Тогда же Чатвин увлекся идеей создать на базе семейной коллекции американских родственников жены частный музей – Laughlin Collect ion. Его инвалидное кресло (Брюс уже не мог самостоятельно передвигаться) часто видели в районе антикварных лавочек между Корк-стрит и Бонд-стрит. Он совершал алогичные покупки, словно один из одержимых коллекционеров, в избытке населяющих его рассказы: этрусский меч за 150 000 фунтов, браслет бронзового века за 65 000 фунтов, головной убор алеутов, гравюра «Меланхолия Микеланджело» Джорджио Гизи, первое издание «Конармии» Бабеля и т. п.
Этому проекту, равно как и возврату в творчестве к интересующей его всю жизнь теме искусства как особой атмосферы, специфической оптики, особого отношения между произведением и его владельцем или зрителем, не суждено было реализоваться. Поэтому есть все основания полагать, что, если бы не смерть 18 января 1989 года в Ницце, следующая книга Чатвина была бы похожа на ту, которую вы только что прочитали.
В заключение хотелось бы привести цитату из любимой книги Чатвина, «Путешествия в Армению» Мандельштама, которая как нельзя лучше формулирует то, что пытался описать в своих арттекстах бывший эксперт по импрессионизу аукционного дома «Сотбис» и один из утонченнейших и блистательных британских writer’ов прошлого века:
«Для всех выздоравливающих от безвредной чумы наивного реализма я посоветовал бы такой способ смотреть картины:
Ни в коем случае не входить как в часовню. Не млеть, не стынуть, не приклеиваться к холстам…
Прогулочным шагом, как по бульвару, – насквозь!
Рассекайте большие температурные волны пространства масляной живописи.
Спокойно, не горячась, – как татарчата купают в Алуште лошадей – погружайте глаз в новую для него материальную среду – и помните, что глаз благородное, но упрямое животное.
Стояние перед картиной, с которой еще не сравнялась телесная температура вашего зрения, для которой хрусталик еще не нашел единственной достойной аккомодации, – все равно что серенада в шубе за двойными оконными рамами.

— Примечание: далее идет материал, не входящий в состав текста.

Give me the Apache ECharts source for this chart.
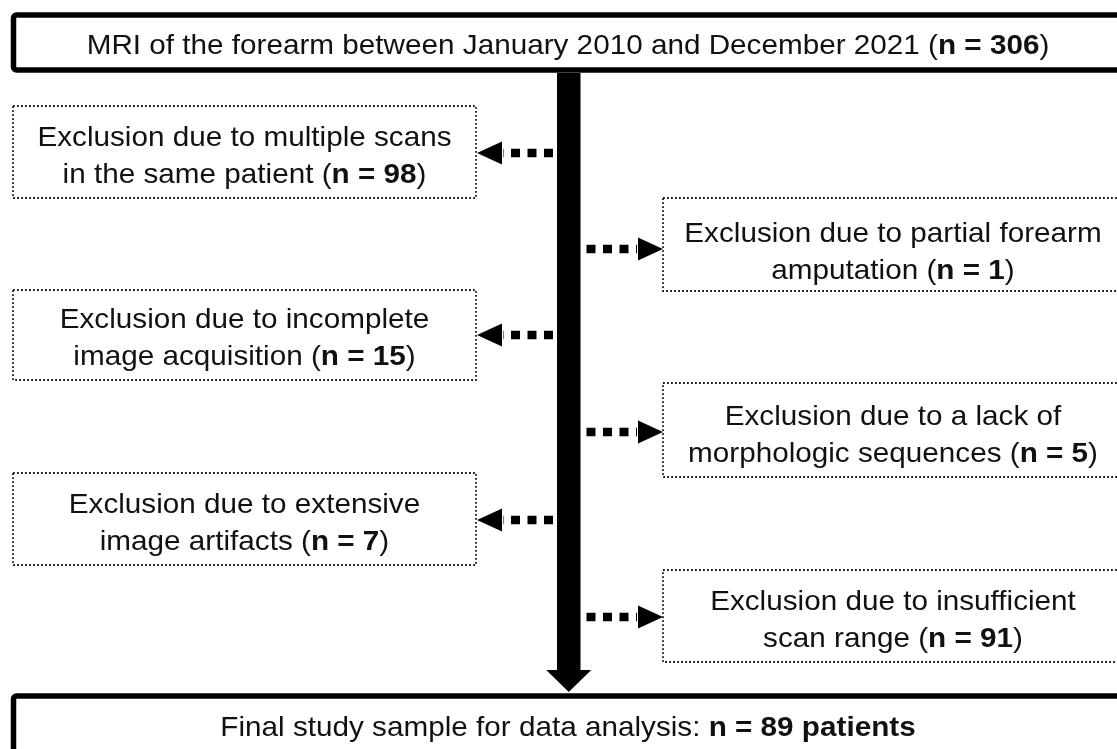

Когда это равновесие достигнуто – и только тогда – начинайте второй этап реставрации картины, ее отмывания, совлечения с нее ветхой шелухи, наружного и позднейшего варварского слоя, который соединяет ее, как всякую вещь, с солнечной и сгущенной действительностью.
Тончайшими кислотными реакциями глаз – орган, обладающий акустикой, наращивающий ценность образа, помножающий свои достижения на чувственные обиды, с которыми он носится, как с писаной торбой, – поднимает картину до себя, ибо живопись в гораздо большей степени явление внутренней секреции, нежели апперцепции, то есть внешнего восприятия.
Материал живописи организован беспроигрышно, и в этом его отличие от натуры. Но вероятность тиража обратно пропорциональна его осуществимости.
И тут только начинается третий и последний этап вхождения в картину – очная ставка с замыслом.
А путешественник-глаз вручает сознанию свои посольские грамоты. Тогда между зрителем и картиной устанавливается холодный договор, нечто вроде дипломатической тайны».